When I heard earlier this week about Sheryl Sandberg's tie-up with Getty Images to create a library of photographs that "celebrate female empowerment and leadership", I had coincidentally just finished a conversation with another journalist about the way stock images of women are deployed by news outlets.
She was irked by a recent front page that had featured on its blurb a stock picture of a serene woman dressed in maternal white and a wedding band as she cradled a baby, while I was groaning at the use of a stock image of a frowning, sharp-shouldered “businesswoman” pushing her hands up against some glass.
The latter, which accompanied a thorough article about pay inequality in the legal profession, was meant to be a literal re-enactment of the “glass ceiling” – the metaphorical shorthand for barriers that prevent qualified, experienced women from reaching the upper levels of their chosen career. There was not much that was sexist about the image, but it did, like most stock photographs, smell of cheese. It also prompted me to wonder how the wacky world of stock imagery would contrive to depict a newer women-in-the-workplace metaphor: the so-called “sticky floor”.
We do not need Sandberg, Facebook's chief operating officer, to point out that stock imagery can be sexist. For that, we have Tumblr accounts dedicated to stock photos of women "laughing alone with salad". Then there are the images of women wearing boxing gloves along with their business suits – a combination that suggests women who dare frequent offices for a living must possess aggression levels on a par with sparring fighters.
Few newspaper or digital publishers are immune from the stock stereotype problem, but a special mention must go to The Sunday Times for enjoying the "sexy secretary" variety as much as it has done over the years. Glamour magazine, meanwhile – for all the flak the women's glossies get for being a Trojan horse of sexism – at least has the wit to attach mocking captions to its stock photos.
Enter Sheryl. The visual language of Getty Images' new photo library, a collaboration with Sandberg's LeanIn.org, is a subtle but much-appreciated upgrade on the status quo. The collection's images of professional women, for example, include them in group office shots that quite clearly show at least one man listening attentively to a more senior woman colleague, who isn't necessarily wearing a boxy suit jacket from the 1980s Working Girl era. As Sandberg says, "you can't be what you can't see". Family life is also re-drawn so that men are shown engaging in various parenting activities, which they have been known to do.
Here’s where the limitations of the Lean In library rear their blandly photogenic heads: images are only ever as “positive” and “empowering” as their context. If pictures of fathers being fathers are used only in conjunction with stories about stay-at-home dads, rather than to illustrate broader parenting-themed articles, then Getty and LeanIn.org’s desire to “lead the visual conversation and effect real change” won’t be fully articulated.

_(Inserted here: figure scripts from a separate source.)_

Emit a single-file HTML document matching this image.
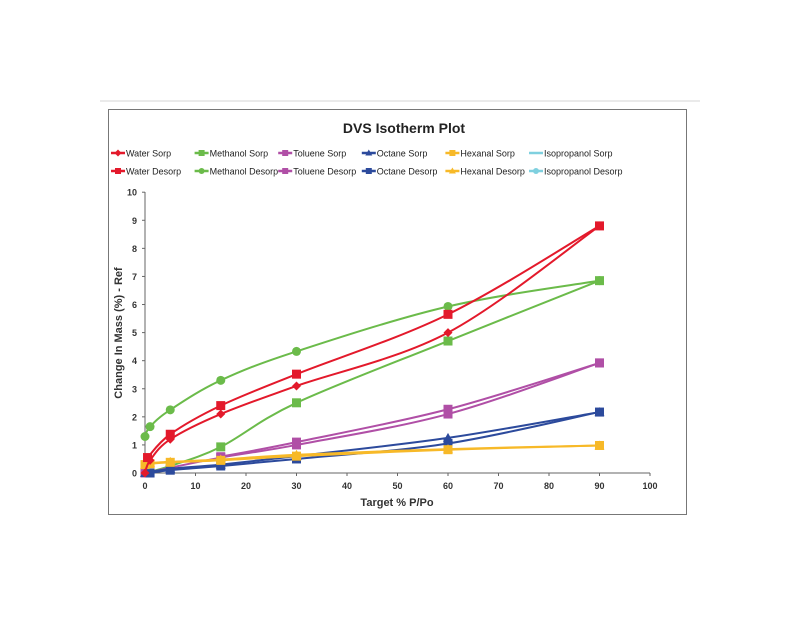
<!DOCTYPE html>
<html><head><meta charset="utf-8"><style>
body{margin:0;background:#fff;width:800px;height:623px;overflow:hidden;font-family:"Liberation Sans",Arial,sans-serif}
</style></head><body>
<svg id="s" width="800" height="623" xmlns="http://www.w3.org/2000/svg" font-family="Liberation Sans, Arial, sans-serif">
<line x1="100" y1="101" x2="700" y2="101" stroke="#e4e4e4" stroke-width="1.5"/>
<rect x="108.5" y="109.5" width="578" height="405" fill="#fff" stroke="#777" stroke-width="1"/>
<text x="404" y="133" font-size="14" font-weight="bold" text-anchor="middle" fill="#222">DVS Isotherm Plot</text>
<text transform="translate(122,333) rotate(-90)" font-size="11" font-weight="bold" text-anchor="middle" fill="#333">Change In Mass (%) - Ref</text>
<text x="397" y="506" font-size="11" font-weight="bold" text-anchor="middle" fill="#333">Target % P/Po</text>
<g id="g"></g>
</svg>
<script>
var g=document.getElementById('g'),NS='http://www.w3.org/2000/svg';
function el(t,a,txt){var e=document.createElementNS(NS,t);for(var k in a)e.setAttribute(k,a[k]);if(txt!=null)e.textContent=txt;g.appendChild(e);return e;}
function X(v){return 145+v*5.05}function Y(v){return 473-v*28.08}
el('line',{x1:145,y1:192,x2:145,y2:473,stroke:'#666','stroke-width':1});
el('line',{x1:145,y1:473,x2:650,y2:473,stroke:'#666','stroke-width':1});
for(var i=0;i<=10;i++){el('line',{x1:142,y1:Y(i),x2:145,y2:Y(i),stroke:'#666'});el('text',{x:137,y:Y(i)+3.5,'font-size':9,'font-weight':'bold','text-anchor':'end',fill:'#333'},i);}
for(var i=0;i<=100;i+=10){el('line',{x1:X(i),y1:473,x2:X(i),y2:476,stroke:'#666'});el('text',{x:X(i),y:489,'font-size':9,'font-weight':'bold','text-anchor':'middle',fill:'#333'},i);}
function mk(x,y,m,c){
 if(m=='s')el('rect',{x:x-4.5,y:y-4.5,width:9,height:9,fill:c});
 else if(m=='c')el('circle',{cx:x,cy:y,r:4.5,fill:c});
 else if(m=='d')el('path',{d:'M'+x+' '+(y-4.5)+'L'+(x+4.5)+' '+y+'L'+x+' '+(y+4.5)+'L'+(x-4.5)+' '+y+'Z',fill:c});
 else if(m=='t')el('path',{d:'M'+x+' '+(y-5)+'L'+(x+5)+' '+(y+4)+'L'+(x-5)+' '+(y+4)+'Z',fill:c});
}
function curve(p){var d='M'+p[0][0]+' '+p[0][1];for(var i=0;i<p.length-1;i++){var p0=p[i-1]||p[i],p1=p[i],p2=p[i+1],p3=p[i+2]||p2;var t=6;d+='C'+(p1[0]+(p2[0]-p0[0])/t)+' '+(p1[1]+(p2[1]-p0[1])/t)+' '+(p2[0]-(p3[0]-p1[0])/t)+' '+(p2[1]-(p3[1]-p1[1])/t)+' '+p2[0]+' '+p2[1];}return d;}
var R='#e3192b',G='#6bbb4a',P='#b04fa6',B='#2c4a9c',O='#f7b928',C='#7fd0df';
var S=[
[G,'c',[[0,1.3],[1,1.65],[5,2.25],[15,3.3],[30,4.33],[60,5.93],[90,6.85]]],
[G,'s',[[0,0],[5,0.25],[15,0.93],[30,2.5],[60,4.7],[90,6.85]]],
[P,'s',[[0,0],[15,0.55],[30,1.0],[60,2.1],[90,3.92]]],
[P,'s',[[15,0.58],[30,1.1],[60,2.27],[90,3.92]]],
[B,'t',[[0,0],[5,0.15],[15,0.3],[30,0.6],[60,1.25],[90,2.17]]],
[B,'s',[[1,0],[5,0.1],[15,0.25],[30,0.5],[60,1.05],[90,2.17]]],
[O,'s',[[0,0.3],[1,0.33],[5,0.38],[15,0.45],[30,0.6],[60,0.83],[90,0.98]]],
[O,'t',[[0,0.3],[1,0.35],[5,0.4],[15,0.48],[30,0.65],[60,0.85],[90,0.98]]],
[R,'d',[[0,0],[1,0.45],[5,1.2],[15,2.1],[30,3.1],[60,5.0],[90,8.8]]],
[R,'s',[[0.5,0.55],[5,1.38],[15,2.4],[30,3.52],[60,5.65],[90,8.8]]]
];
S.forEach(function(s){var p=s[2].map(function(q){return[X(q[0]),Y(q[1])]});el('path',{d:curve(p),fill:'none',stroke:s[0],'stroke-width':2});p.forEach(function(q){mk(q[0],q[1],s[1],s[0])});});
var L=[['Water Sorp',R,'d'],['Methanol Sorp',G,'s'],['Toluene Sorp',P,'s'],['Octane Sorp',B,'t'],['Hexanal Sorp',O,'s'],['Isopropanol Sorp',C,'n'],
['Water Desorp',R,'s'],['Methanol Desorp',G,'c'],['Toluene Desorp',P,'s'],['Octane Desorp',B,'s'],['Hexanal Desorp',O,'t'],['Isopropanol Desorp',C,'c']];
L.forEach(function(l,i){var col=i%6,row=Math.floor(i/6);var x=111+col*83.6,y=153+row*18;
el('line',{x1:x,y1:y,x2:x+14,y2:y,stroke:l[1],'stroke-width':2.5});
if(l[2]!='n'){var m=l[2];var e=el('g',{});}
if(l[2]=='s')el('rect',{x:x+4,y:y-3,width:6,height:6,fill:l[1]});else if(l[2]=='c')el('circle',{cx:x+7,cy:y,r:3,fill:l[1]});else if(l[2]=='d')el('path',{d:'M'+(x+7)+' '+(y-3.5)+'l3.5 3.5-3.5 3.5-3.5-3.5z',fill:l[1]});else if(l[2]=='t')el('path',{d:'M'+(x+7)+' '+(y-3.5)+'l3.5 6h-7z',fill:l[1]});
el('text',{x:x+15,y:y+3.5,'font-size':9,fill:'#222'},l[0]);});
</script>
</body></html>
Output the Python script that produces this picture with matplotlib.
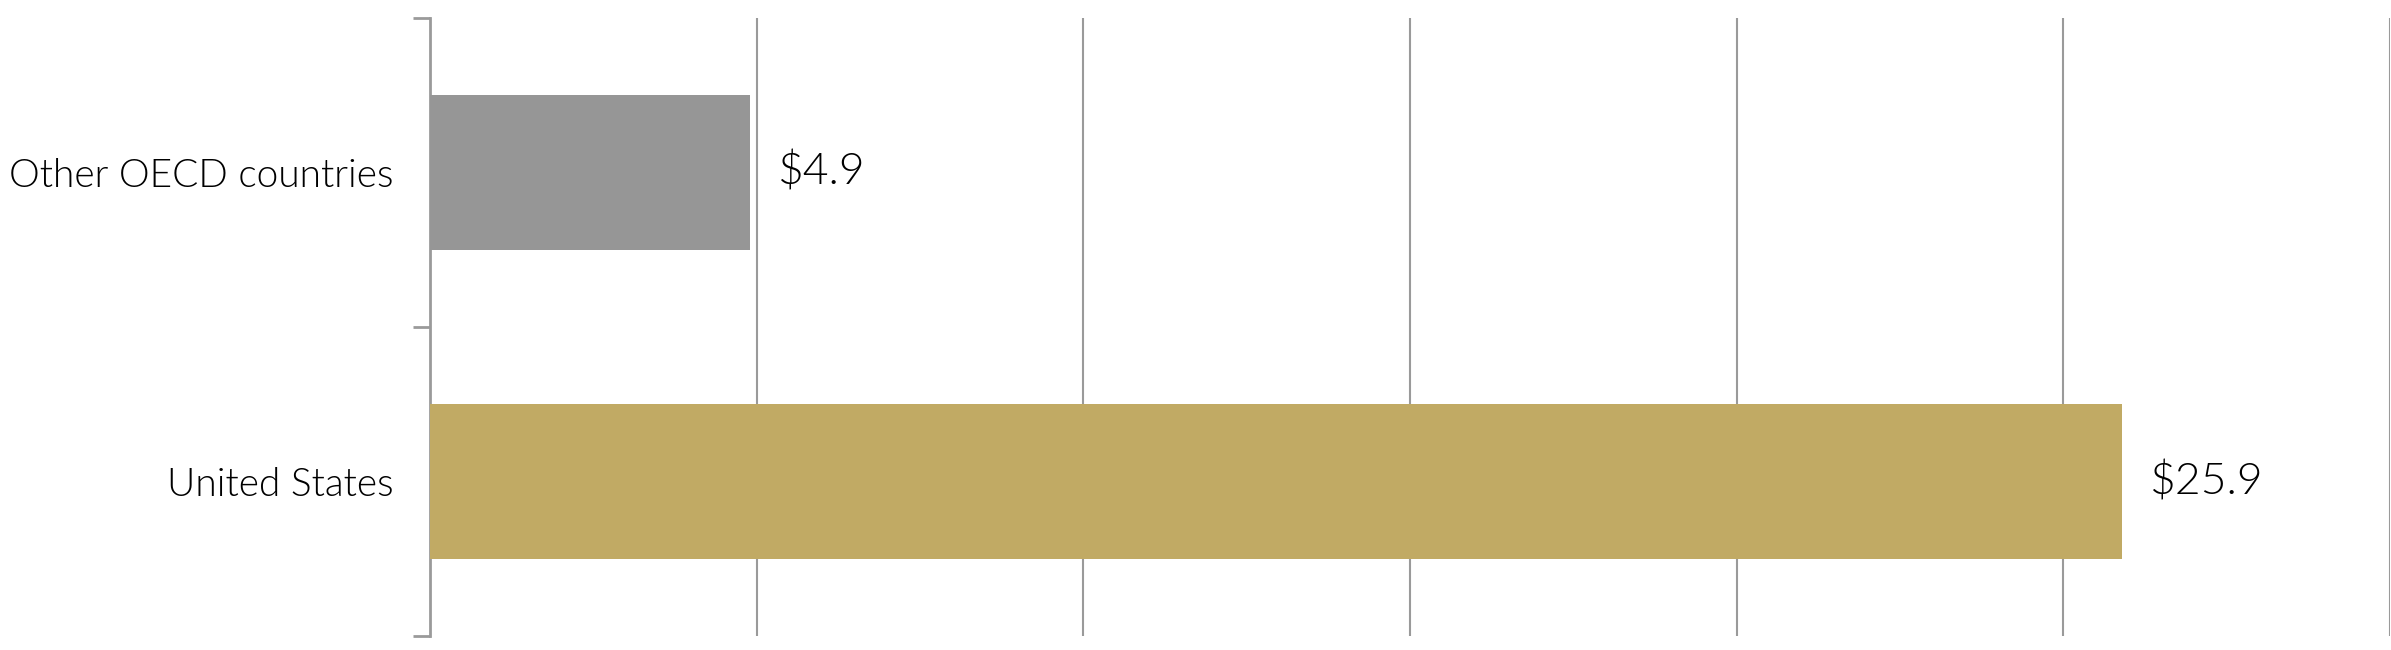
import matplotlib
matplotlib.use("Agg")
import matplotlib.pyplot as plt
from matplotlib.ticker import FixedLocator

categories = ["United States", "Other OECD countries"]
values = [25.9, 4.9]
labels = ["$25.9", "$4.9"]
colors = ["#C1AA64", "#969696"]

plt.rcParams['font.family'] = ['Lato', 'DejaVu Sans']

fig = plt.figure(figsize=(23.91, 6.5), dpi=100)
ax = fig.add_axes([430/2391, 14/650, (2390-430)/2391, (632-14)/650])

ypos = list(range(len(categories)))
ax.barh(ypos, values, height=0.5, color=colors, linewidth=0, zorder=3)
for y, v, t in zip(ypos, values, labels):
    ax.text(v + 0.42, y, t, va='center', ha='left', fontsize=32, fontweight=300, color='#000000')

ax.set_xlim(0, 30)
ax.set_ylim(-0.5, len(categories) - 0.5)
ax.set_xticks([5, 10, 15, 20, 25, 30])
ax.tick_params(axis='x', length=0, labelbottom=False)
ax.grid(axis='x', color='#9a9a9a', linewidth=1.5, zorder=0)

ax.set_yticks(ypos)
ax.set_yticklabels(categories, fontsize=28, fontweight=300, color='#000000')
ax.yaxis.set_minor_locator(FixedLocator([-0.5, 0.5, 1.5]))
ax.tick_params(axis='y', which='major', length=0, pad=26)
ax.tick_params(axis='y', which='minor', length=12, width=2, color='#9a9a9a')

for s in ['top', 'right', 'bottom']:
    ax.spines[s].set_visible(False)
ax.spines['left'].set_color('#9a9a9a')
ax.spines['left'].set_linewidth(2)

fig.savefig("out.png", dpi=100, facecolor='white')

The instinct to “correct” a prevailing stereotype can be taken to extremes, of course, and it would be a sad day if picture editors concluded that only men could ever acceptably cradle babies in newspapers. But the reason my colleague was one of three to separately lament the front-page mother-and-infant stock photograph in my presence was not because the image was annoying in itself. It was because it was placed so prominently in an edition of the newspaper that contained so few images of women in professional or leadership roles.
The proliferation of stock images is problematic in ways that the Lean In collection cannot solve on its own. Their use might mean a “real person” could not be located, persuaded to speak about their experiences and pose as a “case study”. More often, it means the media organisation did not choose to use their resources to attempt to talk to that real person.
So instead of the messy reality of human lives, we have unthreatening models of both sexes with white teeth and weed-free gardens. We have women, like no women you have ever known, laughing alone at salad, when frankly, there is nothing amusing about salad. And we have a “visual conversation” that is still largely about depicting women as mothers, victims and sex objects. As long as this is the case, initiatives like the Lean In collection will be welcome – for at least it tries to redress the balance, even if it will ultimately be the real-world advancement of women in politics, business and the media itself that counts.